Some residents said they woke up at about midnight to find the building on fire and their front doors blocked by the flames, Bartlett said. Air-conditioning units that collapsed into the apartments hampered rescue efforts.

Eleven adults and children escaped the flames through upstairs windows, he said.

They were taken to Ukiah Valley Medical Center for treatment of breathing issues and minor injuries, Bartlett said.

For the Jimenez family, they returned to the complex after being checked for smoke inhalation to find nothing left of their apartment, where they had loved for three years.

"It was very scary," Veronica Jimenez said of the family's escape.

Guillermo Jimenez said he woke first and told his wife, "Wake up there's a fire!"

He rousted their two young daughters and alerted two other people who were staying in the apartment.

They called neighbors, asking for a ladder to help them escape and they were able to climb down to safety.

Six people in the apartment next to the Jimenez's, including at least three children, all jumped out a window. They fled so quickly they didn't have time to put on shoes and all were barefoot.

Those neighbors were being treated at the hospital for injuries involving their falls, Veronica Jimenez said.

Bartlett said police officers caught some children or adults who had to drop out of their windows.

Neighbor Roger Bristow, whose house is on the same block as the complex, woke shortly after the fire started and saw people fleeing the apartment complex and moving their cars out of the way of the fire.

"The families and the kids who come by here are real familiar," he said. "It's so horrible."

The Red Cross opened a shelter inthe Ukiah High School gym, where 35 of the residents spent the rest of the night.
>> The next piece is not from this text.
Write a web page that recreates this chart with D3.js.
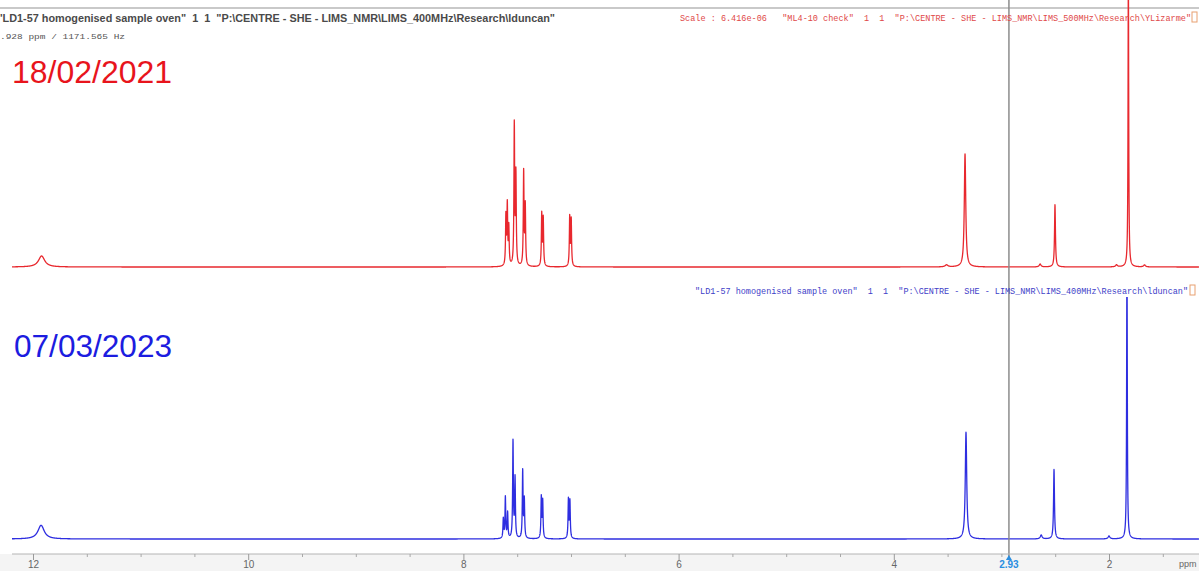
<!DOCTYPE html>
<html>
<head>
<meta charset="utf-8">
<script src="https://cdn.jsdelivr.net/npm/d3@7"></script>
<style>
  html, body { margin: 0; padding: 0; background: #fff; }
  svg { display: block; }
  text { white-space: pre; }
</style>
</head>
<body>
<svg id="chart" width="1199" height="571"></svg>
<script>
// ---- Spectrum peak lists (chemical shift in ppm, relative intensity, line width in ppm) ----
const redPpm    = [11.92, 7.605, 7.592, 7.578, 7.527, 7.512, 7.440, 7.425, 7.272, 7.258, 7.012, 6.998, 3.51, 3.338, 2.64, 2.502, 1.93, 1.820, 1.67];
const redHeight = [7.6,   34,    41,    26,    97,    62,    65,    41,    36,    33,    34,    32,    1.4,  78,    2,    43,    1.4,  210,   1.4];
const redWidth  = [0.07,  0.008, 0.008, 0.008, 0.008, 0.008, 0.008, 0.008, 0.008, 0.008, 0.008, 0.008, 0.03, 0.016, 0.02, 0.010, 0.02, 0.007, 0.02];

const bluePpm    = [11.925, 7.629, 7.610, 7.589, 7.539, 7.520, 7.449, 7.434, 7.276, 7.263, 7.024, 7.010, 3.329, 2.63, 2.511, 2.00, 1.833];
const blueHeight = [14,     20,    42,    26,    99,    61,    69,    39,    42,    38,    40,    38,    109,   4,    71,    3,    306];
const blueWidth  = [0.07,   0.008, 0.008, 0.008, 0.008, 0.008, 0.008, 0.008, 0.008, 0.008, 0.008, 0.008, 0.016, 0.02, 0.010, 0.02, 0.007];

// ---- Axis ticks and labels ----
const majorTicks = [12, 10, 8, 6, 4, 2];
const minorTicks = [11.5, 11, 10.5, 9.5, 9, 8.5, 7.5, 7, 6.5, 5.5, 5, 4.5, 3.5, 3, 2.5, 1.5];
const cursorPpm = 2.93;

// ---- Panel texts ----
const dateRed  = "18/02/2021";
const dateBlue = "07/03/2023";
const titleTopLeft = "'LD1-57 homogenised sample oven\"  1  1  \"P:\\CENTRE - SHE - LIMS_NMR\\LIMS_400MHz\\Research\\lduncan\"";
const cursorReadout = ".928 ppm / 1171.565 Hz";
const headerRed  = "Scale : 6.416e-06   \"ML4-10 check\"  1  1  \"P:\\CENTRE - SHE - LIMS_NMR\\LIMS_500MHz\\Research\\YLizarme\"";
const headerBlue = "\"LD1-57 homogenised sample oven\"  1  1  \"P:\\CENTRE - SHE - LIMS_NMR\\LIMS_400MHz\\Research\\lduncan\"";

const W = 1199, H = 571;
const svg = d3.select("#chart");

const x = d3.scaleLinear().domain([12, 2]).range([33, 1109]);
const yRed  = d3.scaleLinear().domain([0, 100]).range([267, 122]);
const yBlue = d3.scaleLinear().domain([0, 100]).range([539, 441]);

// Sum of Lorentzian lines for a peak list, sampled along the ppm axis
function spectrum(ppms, heights, widths) {
  const start = x.invert(12), end = x.invert(W);
  const pts = [];
  for (let p = start; p >= end; p -= 0.001) {
    let v = 0;
    for (let i = 0; i < ppms.length; i++) {
      const hw = widths[i] / 2;
      const d = (p - ppms[i]) / hw;
      v += heights[i] / (1 + d * d);
    }
    pts.push([p, v]);
  }
  return pts;
}

const defs = svg.append("defs");
defs.append("clipPath").attr("id", "clipRed")
  .append("rect").attr("x", 0).attr("y", 0).attr("width", W).attr("height", 280);
defs.append("clipPath").attr("id", "clipBlue")
  .append("rect").attr("x", 0).attr("y", 297).attr("width", W).attr("height", 250);

// Axis strip background
svg.append("rect").attr("x", 0).attr("y", 554).attr("width", W).attr("height", H - 554).attr("fill", "#f4f4f4");

// Top frame line
svg.append("line").attr("x1", 0).attr("x2", W).attr("y1", 8).attr("y2", 8)
  .attr("stroke", "#c9c9c9").attr("stroke-width", 2);

// Spectra
const line = (ys) => d3.line().x(d => x(d[0])).y(d => ys(d[1]));

svg.append("path")
  .datum(spectrum(redPpm, redHeight, redWidth))
  .attr("clip-path", "url(#clipRed)")
  .attr("fill", "none").attr("stroke", "#e8282e").attr("stroke-width", 1.3)
  .attr("stroke-linejoin", "round")
  .attr("d", line(yRed));

svg.append("path")
  .datum(spectrum(bluePpm, blueHeight, blueWidth))
  .attr("clip-path", "url(#clipBlue)")
  .attr("fill", "none").attr("stroke", "#2e2ee0").attr("stroke-width", 1.3)
  .attr("stroke-linejoin", "round")
  .attr("d", line(yBlue));

// Cursor line
svg.append("line")
  .attr("x1", x(cursorPpm)).attr("x2", x(cursorPpm))
  .attr("y1", 0).attr("y2", 557)
  .attr("stroke", "#8c8c8c").attr("stroke-width", 1.5);

// Headers
svg.append("text").text(titleTopLeft)
  .attr("x", 0).attr("y", 22)
  .attr("font-family", "Liberation Sans, Arial, sans-serif")
  .attr("font-size", 10).attr("font-weight", "bold").attr("fill", "#4a4a4a")
  .attr("textLength", 555).attr("lengthAdjust", "spacingAndGlyphs");

svg.append("text").text(cursorReadout)
  .attr("x", 0).attr("y", 39)
  .attr("font-family", "Liberation Mono, monospace")
  .attr("font-size", 8).attr("fill", "#555")
  .attr("textLength", 125).attr("lengthAdjust", "spacingAndGlyphs");

svg.append("text").text(headerRed)
  .attr("x", 680).attr("y", 21)
  .attr("font-family", "Liberation Mono, monospace")
  .attr("font-size", 8.5).attr("fill", "#e04848")
  .attr("textLength", 511).attr("lengthAdjust", "spacingAndGlyphs");
svg.append("rect").attr("x", 1192).attr("y", 12).attr("width", 5).attr("height", 10)
  .attr("fill", "none").attr("stroke", "#e8a070").attr("stroke-width", 1);

svg.append("text").text(headerBlue)
  .attr("x", 695).attr("y", 294)
  .attr("font-family", "Liberation Mono, monospace")
  .attr("font-size", 8.5).attr("fill", "#4040c8")
  .attr("textLength", 493).attr("lengthAdjust", "spacingAndGlyphs");
svg.append("rect").attr("x", 1190).attr("y", 285).attr("width", 5).attr("height", 10)
  .attr("fill", "none").attr("stroke", "#e8a070").attr("stroke-width", 1);

// Date labels
svg.append("text").text(dateRed)
  .attr("x", 12).attr("y", 83)
  .attr("font-family", "Liberation Sans, Arial, sans-serif")
  .attr("font-size", 32).attr("fill", "#e8141c")
  .attr("textLength", 160).attr("lengthAdjust", "spacingAndGlyphs");

svg.append("text").text(dateBlue)
  .attr("x", 14).attr("y", 357)
  .attr("font-family", "Liberation Sans, Arial, sans-serif")
  .attr("font-size", 32).attr("fill", "#1c1ce0")
  .attr("textLength", 158).attr("lengthAdjust", "spacingAndGlyphs");

// ppm axis
const axisG = svg.append("g").attr("transform", "translate(0,554)");
axisG.append("line").attr("x1", 12).attr("x2", W).attr("y1", 0).attr("y2", 0)
  .attr("stroke", "#b4b4b4").attr("stroke-width", 1);

const axis = d3.axisBottom(x).tickValues(majorTicks).tickSize(6).tickSizeOuter(0).tickFormat(d3.format("d"));
const ag = axisG.append("g").call(axis);
ag.select(".domain").remove();
ag.selectAll(".tick line").attr("stroke", "#9a9a9a");
ag.selectAll(".tick text")
  .attr("fill", "#666").attr("font-size", 10)
  .attr("font-family", "Liberation Sans, Arial, sans-serif")
  .attr("y", 14).attr("dy", 0);

const minorAxis = d3.axisBottom(x).tickValues(minorTicks).tickSize(3).tickSizeOuter(0).tickFormat("");
const mg = axisG.append("g").call(minorAxis);
mg.select(".domain").remove();
mg.selectAll(".tick line").attr("stroke", "#a8a8a8");

axisG.append("text").text("ppm")
  .attr("x", 1179).attr("y", 13)
  .attr("font-family", "Liberation Sans, Arial, sans-serif")
  .attr("font-size", 9).attr("fill", "#666");

// Cursor marker on the axis
const cx = x(cursorPpm);
axisG.append("path")
  .attr("d", `M${cx - 3},6 L${cx + 3},6 L${cx},1 Z`)
  .attr("fill", "#2a8ee0");
axisG.append("text").text(d3.format(".2f")(cursorPpm))
  .attr("x", cx).attr("y", 14).attr("text-anchor", "middle")
  .attr("font-family", "Liberation Sans, Arial, sans-serif")
  .attr("font-size", 10).attr("font-weight", "bold").attr("fill", "#2a8ee0");
</script>
</body>
</html>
While classes went on Monday at the school, the fire refugees were offered breakfast and lunch by the school, with Red Cross officials planning to provide dinner.

Several residents who didn't speak English were getting translation help from two students.

The high school shelter remained open Monday night. Red Cross officials were working with school administrators and authorities to determine how long to keep the shelter open.